Cooling off oil drives Sensex 265 points up

14 Mar 2011

Indian equities showed a spectacular performance on the first day of a week by recovering losses seen in previous two sessions, after a fall in crude oil prices in the international markets on the back of likely destruction in demand in Japan and easing out tensions in Middle East & North Africa for the time being.

Buying across the sectors in the second half of trade pushed the benchmark Nifty above the 5500 mark to close at 5,531.50, surged 86.05 points or 1.58%. Oil & Gas, Metal, Bank, Information Technology and Power were the leading indices with 1-2% upside.

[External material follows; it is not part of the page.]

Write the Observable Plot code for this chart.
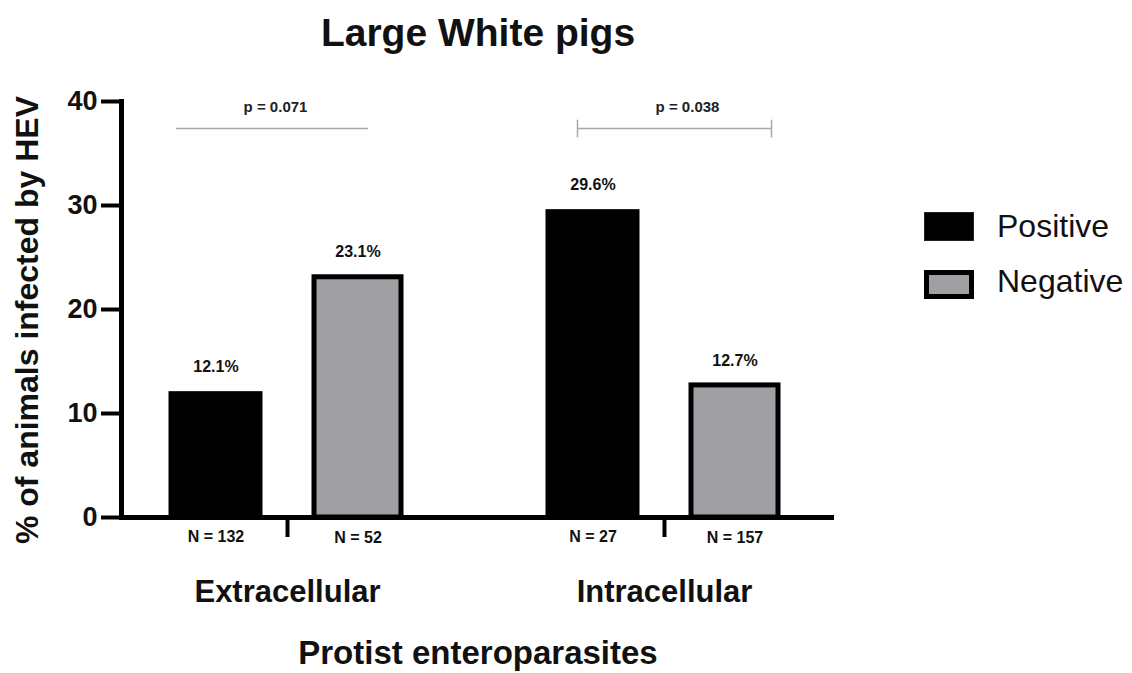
<!DOCTYPE html>
<html><head><meta charset="utf-8">
<script src="https://cdn.jsdelivr.net/npm/d3@7"></script>
<script src="https://cdn.jsdelivr.net/npm/@observablehq/plot@0.6"></script>
<style>
body{margin:0;background:#fff;}
#wrap{position:relative;width:1132px;height:673px;font-family:"Liberation Sans",Arial,Helvetica,sans-serif;color:#111;overflow:hidden}
#wrap svg{position:absolute;left:0;top:0}
.abs{position:absolute;line-height:1;white-space:nowrap}
</style></head><body><div id="wrap"></div>
<script>
// ---- data ----
const groups = ["Extracellular", "Intracellular"];
const statuses = ["Positive", "Negative"];
const positiveValues = [12.1, 29.6];
const negativeValues = [23.1, 12.7];
const positiveN = [132, 27];
const negativeN = [52, 157];
const pLabels = ["p = 0.071", "p = 0.038"];
const yTicks = [0, 10, 20, 30, 40];
const bracketLevel = 37.4;
const chartTitle = "Large White pigs";
const xTitle = "Protist enteroparasites";
const yTitle = "% of animals infected by HEV";
const colors = ["#000000", "#A09FA4"];

const pos = groups.map((g, i) => ({group: g, status: statuses[0], value: positiveValues[i], n: positiveN[i]}));
const neg = groups.map((g, i) => ({group: g, status: statuses[1], value: negativeValues[i], n: negativeN[i]}));
const pRows = groups.map((g, i) => ({group: g, label: pLabels[i]}));
const FONT = '"Liberation Sans", Arial, Helvetica, sans-serif';

const plot = Plot.plot({
  width: 1132, height: 673,
  marginLeft: 121, marginRight: 298, marginTop: 101, marginBottom: 156,
  style: {fontFamily: FONT, color: "#111", background: "transparent", overflow: "visible"},
  x: {domain: groups, range: [98.5, 852.5], padding: 0, round: false},
  y: {domain: [0, 40]},
  color: {domain: statuses, range: colors},
  marks: [
    Plot.barY(pos, {x: "group", y: "value", fill: "status", insetLeft: 70, insetRight: 213}),
    Plot.barY(neg, {x: "group", y: "value", fill: "status", stroke: "#000", strokeWidth: 5, insetLeft: 215.5, insetRight: 74.5}),
    Plot.ruleY([0], {stroke: "#000", strokeWidth: 5}),
    Plot.frame({anchor: "left", stroke: "#000", strokeWidth: 5}),
    Plot.axisY({ticks: yTicks, tickFormat: d => String(d), tickSize: 20, tickPadding: 4, strokeWidth: 4, stroke: "#000", fontSize: 27, fontWeight: "bold", fill: "#111", label: null}),
    Plot.axisX({tickSize: 20, tickPadding: 42, strokeWidth: 4, stroke: "#000", fontSize: 31, fontWeight: "bold", fill: "#111", label: null}),
    // value labels
    Plot.text(pos, {x: "group", y: "value", text: d => d.value.toFixed(1) + "%", dx: -71.5, dy: -25, fontSize: 16, fontWeight: "bold", fill: "#111"}),
    Plot.text(neg, {x: "group", y: "value", text: d => d.value.toFixed(1) + "%", dx: 70.5, dy: -25, fontSize: 16, fontWeight: "bold", fill: "#111"}),
    // N labels
    Plot.text(pos, {x: "group", y: 0, text: d => "N = " + d.n, dx: -71.5, dy: 19, fontSize: 16, fontWeight: "bold", fill: "#111"}),
    Plot.text(neg, {x: "group", y: 0, text: d => "N = " + d.n, dx: 70.5, dy: 20, fontSize: 16, fontWeight: "bold", fill: "#111"}),
    // brackets
    Plot.ruleY(pRows.slice(0, 1), {x1: "group", x2: "group", y: bracketLevel, insetLeft: 77.5, insetRight: 107.5, stroke: "#a8a8a8", strokeWidth: 1.5}),
    Plot.ruleY(pRows.slice(1, 2), {x1: "group", x2: "group", y: bracketLevel, insetLeft: 101.5, insetRight: 81.5, stroke: "#a8a8a8", strokeWidth: 1.5}),
    Plot.ruleX(pRows.slice(1, 2), {x: "group", y1: 36.5, y2: 38.2, dx: -87, stroke: "#a8a8a8", strokeWidth: 1.5}),
    Plot.ruleX(pRows.slice(1, 2), {x: "group", y1: 36.5, y2: 38.2, dx: 107, stroke: "#a8a8a8", strokeWidth: 1.5}),
    Plot.text(pRows.slice(0, 1), {x: "group", y: bracketLevel, text: "label", dx: -12, dy: -21, fontSize: 15, fontWeight: "bold", fill: "#222"}),
    Plot.text(pRows.slice(1, 2), {x: "group", y: bracketLevel, text: "label", dx: 23, dy: -21, fontSize: 15, fontWeight: "bold", fill: "#222"})
  ]
});

const wrap = document.getElementById("wrap");
wrap.appendChild(plot);

function addText(txt, css) {
  const d = document.createElement("div");
  d.className = "abs";
  d.textContent = txt;
  Object.assign(d.style, css);
  wrap.appendChild(d);
  return d;
}
// title
addText(chartTitle, {left: "0px", width: "956px", textAlign: "center", top: "13px", fontSize: "39px", fontWeight: "bold"});
// x title
addText(xTitle, {left: "0px", width: "956px", textAlign: "center", top: "636px", fontSize: "33px", fontWeight: "bold"});
// y title (rotated)
addText(yTitle, {left: (27 - 300) + "px", width: "600px", height: "32px", textAlign: "center", top: (320 - 16) + "px", fontSize: "32px", fontWeight: "bold", transform: "rotate(-90deg)", transformOrigin: "50% 50%"});
// legend
const legendTops = [212, 270];
const textTops = [210, 265];
statuses.forEach((s, i) => {
  const sw = document.createElement("div");
  Object.assign(sw.style, {position: "absolute", left: "924px", top: legendTops[i] + "px", width: "50px", height: "29px", boxSizing: "border-box", background: colors[i], border: i === 1 ? "5px solid #000" : "1px solid #222"});
  wrap.appendChild(sw);
  addText(s, {left: "997px", top: textTops[i] + "px", fontSize: "32px", color: "#111"});
});
</script></body></html>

Crude oil prices witnessed sell-off on the back of likely destruction in demand in Japan after a massive 8.9 magnitude earthquake and 10-metre tsunami on Friday. Ports, power plants and refineries were shut in the country.

Japan has been battling hard to prevent a nuclear catastrophe and carry on rescue operations for millions of people without power or water in its worst crisis since World War II.  A quake and tsunami are estimated to have killed more than 10,000 people and left more than 1 million without water or power. Japan's central bank doubled its asset buying scheme to 10 trillion yen and supplied record funds to banks on Monday to shore up confidence in the economy.

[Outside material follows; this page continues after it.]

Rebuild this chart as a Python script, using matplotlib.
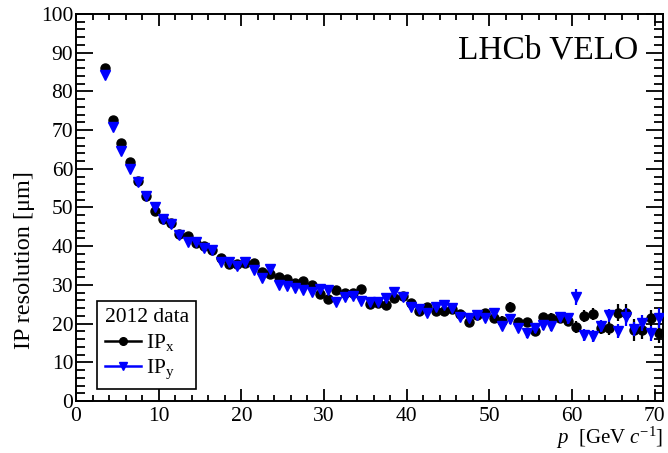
import matplotlib
matplotlib.use('Agg')
import matplotlib.pyplot as plt
from matplotlib.lines import Line2D
from matplotlib.ticker import MultipleLocator

plt.rcParams['font.family'] = ['Liberation Serif', 'DejaVu Serif']
plt.rcParams['mathtext.fontset'] = 'custom'
plt.rcParams['mathtext.rm'] = 'Liberation Serif'
plt.rcParams['mathtext.it'] = 'Liberation Serif:italic'

# momentum bin centres [GeV/c]
p = [3.5, 4.5, 5.5, 6.5, 7.5, 8.5, 9.5, 10.5, 11.5, 12.5,
     13.5, 14.5, 15.5, 16.5, 17.5, 18.5, 19.5, 20.5, 21.5, 22.5,
     23.5, 24.5, 25.5, 26.5, 27.5, 28.5, 29.5, 30.5, 31.5, 32.5,
     33.5, 34.5, 35.5, 36.5, 37.5, 38.5, 39.5, 40.5, 41.5, 42.5,
     43.5, 44.5, 45.5, 46.5, 47.5, 48.5, 49.5, 50.5, 51.5, 52.5,
     53.5, 54.5, 55.5, 56.5, 57.5, 58.5, 59.5, 60.5, 61.5, 62.5,
     63.5, 64.5, 65.5, 66.5, 67.5, 68.5, 69.5, 70.5]

# IP resolution in x [um]
ipx = [86.1, 72.6, 66.7, 61.8, 56.8, 53.0, 49.1, 47.0, 45.9, 43.1,
       42.6, 40.9, 40.0, 39.0, 36.9, 35.3, 35.3, 35.6, 35.7, 33.4,
       32.8, 32.1, 31.4, 30.6, 31.1, 30.0, 27.6, 26.4, 28.8, 27.8,
       27.8, 28.9, 25.0, 25.2, 24.8, 26.7, 27.1, 25.2, 23.3, 24.2,
       23.3, 23.3, 23.7, 22.5, 20.5, 22.2, 22.8, 21.5, 20.8, 24.4,
       20.3, 20.3, 18.1, 21.6, 21.4, 21.4, 20.7, 19.2, 22.0, 22.5,
       18.8, 18.8, 22.8, 22.8, 18.3, 18.3, 21.4, 17.6]
ipx_err = [0.2, 0.2, 0.2, 0.2, 0.2, 0.2, 0.2, 0.3, 0.3, 0.3,
           0.3, 0.3, 0.3, 0.3, 0.3, 0.4, 0.4, 0.4, 0.4, 0.4,
           0.4, 0.5, 0.5, 0.5, 0.5, 0.5, 0.5, 0.6, 0.6, 0.6,
           0.6, 0.6, 0.7, 0.7, 0.7, 0.7, 0.8, 0.8, 0.8, 0.8,
           0.8, 0.9, 0.9, 0.9, 0.9, 1.0, 1.0, 1.0, 1.1, 1.2,
           1.1, 1.1, 1.2, 1.2, 1.3, 1.3, 1.4, 1.5, 1.5, 1.6,
           1.6, 1.7, 2.2, 2.3, 2.8, 2.4, 2.0, 2.6]

# IP resolution in y [um]
ipy = [84.2, 70.9, 64.7, 59.9, 56.7, 52.9, 50.2, 46.9, 45.7, 43.0,
       41.0, 41.0, 39.6, 39.0, 36.0, 35.8, 35.0, 35.8, 33.9, 31.7,
       34.0, 30.0, 29.7, 29.1, 28.7, 28.2, 28.9, 28.7, 25.5, 26.8,
       27.1, 25.8, 25.7, 25.5, 26.5, 28.2, 26.9, 24.4, 23.7, 22.7,
       24.4, 24.8, 24.0, 21.6, 21.4, 22.2, 21.5, 22.8, 19.4, 21.1,
       18.9, 17.5, 18.8, 19.6, 19.4, 21.6, 21.4, 26.9, 17.1, 16.8,
       19.4, 22.2, 18.2, 21.8, 18.6, 20.2, 17.5, 21.4]
ipy_err = [0.2, 0.2, 0.2, 0.2, 0.2, 0.2, 0.2, 0.3, 0.3, 0.3,
           0.3, 0.3, 0.3, 0.3, 0.3, 0.4, 0.4, 0.4, 0.4, 0.4,
           0.4, 0.5, 0.5, 0.5, 0.5, 0.5, 0.5, 0.6, 0.6, 0.6,
           0.6, 0.6, 0.7, 0.7, 0.7, 0.7, 0.8, 0.8, 0.8, 0.8,
           0.8, 0.9, 0.9, 0.9, 0.9, 1.0, 1.0, 1.0, 1.1, 1.2,
           1.1, 1.1, 1.2, 1.2, 1.3, 1.3, 1.4, 2.0, 1.5, 1.5,
           1.6, 1.7, 1.8, 2.3, 1.9, 2.0, 2.0, 2.6]

W, H = 668, 453
fig = plt.figure(figsize=(W / 100, H / 100), dpi=100)
ax = fig.add_axes([76 / W, 1 - 401 / H, 587 / W, 387 / H])

ax.errorbar(p, ipx, yerr=ipx_err, fmt='o', color='black', ms=6.5,
            elinewidth=1.6, capsize=0, zorder=3)
ax.errorbar(p, ipy, yerr=ipy_err, fmt='v', color='#0000ff', ms=6.5,
            elinewidth=1.6, capsize=0, zorder=4)

ax.set_xlim(0, 71)
ax.set_ylim(0, 100)
ax.xaxis.set_major_locator(MultipleLocator(10))
ax.xaxis.set_minor_locator(MultipleLocator(2))
ax.yaxis.set_major_locator(MultipleLocator(10))
ax.yaxis.set_minor_locator(MultipleLocator(2))
ax.tick_params(axis='both', which='both', direction='in', top=True, right=True,
               labelsize=15.5, width=1.3, colors='black')
ax.tick_params(axis='x', which='major', length=8.5, pad=4)
ax.tick_params(axis='x', which='minor', length=4.3)
ax.tick_params(axis='y', which='major', length=12.5, pad=2)
ax.tick_params(axis='y', which='minor', length=6.3)
for s in ax.spines.values():
    s.set_linewidth(1.4)

fig.text(25 / W, 1 - 260 / H, u'IP resolution [\u03bcm]', rotation=90,
         ha='center', va='center', fontsize=17.5)
fig.text(663 / W, 1 - 444 / H, r'$p$  [GeV $c^{\mathrm{-1}}$]',
         ha='right', va='baseline', fontsize=15)
ax.text(0.958, 0.885, 'LHCb VELO', transform=ax.transAxes, ha='right',
        va='baseline', fontsize=24)

handles = [Line2D([], [], color='black', marker='o', ms=5.5, lw=1.8),
           Line2D([], [], color='#0000ff', marker='v', ms=5.5, lw=1.8)]
leg = ax.legend(handles, [r'IP$_{\mathrm{x}}$', r'IP$_{\mathrm{y}}$'],
                title='2012 data', loc='lower left',
                bbox_to_anchor=(0.036, 0.031), borderaxespad=0,
                fontsize=15.5, title_fontsize=15.5, fancybox=False,
                edgecolor='black', framealpha=1, handlelength=1.7,
                handletextpad=0.2, borderpad=0.35, labelspacing=0.22,
                alignment='left')
leg.get_frame().set_linewidth(1.2)

fig.savefig('out.png', dpi=100)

"Short-term oil prices will decline because Japan is one of the world's largest oil importers and the Japanese economy will be severely and negatively impacted," said Andrew Moorfield, head of oil and gas division at Lloyds banking group.

Nymex crude oil was trading at USD 99.11 a barrel, down 2.03% and the London Brent crude fell by USD 2% to USD 111.56 a barrel today. However, he said, "Long term oil prices will rise as the Japanese economy recovers and emerging market demand continues to grow."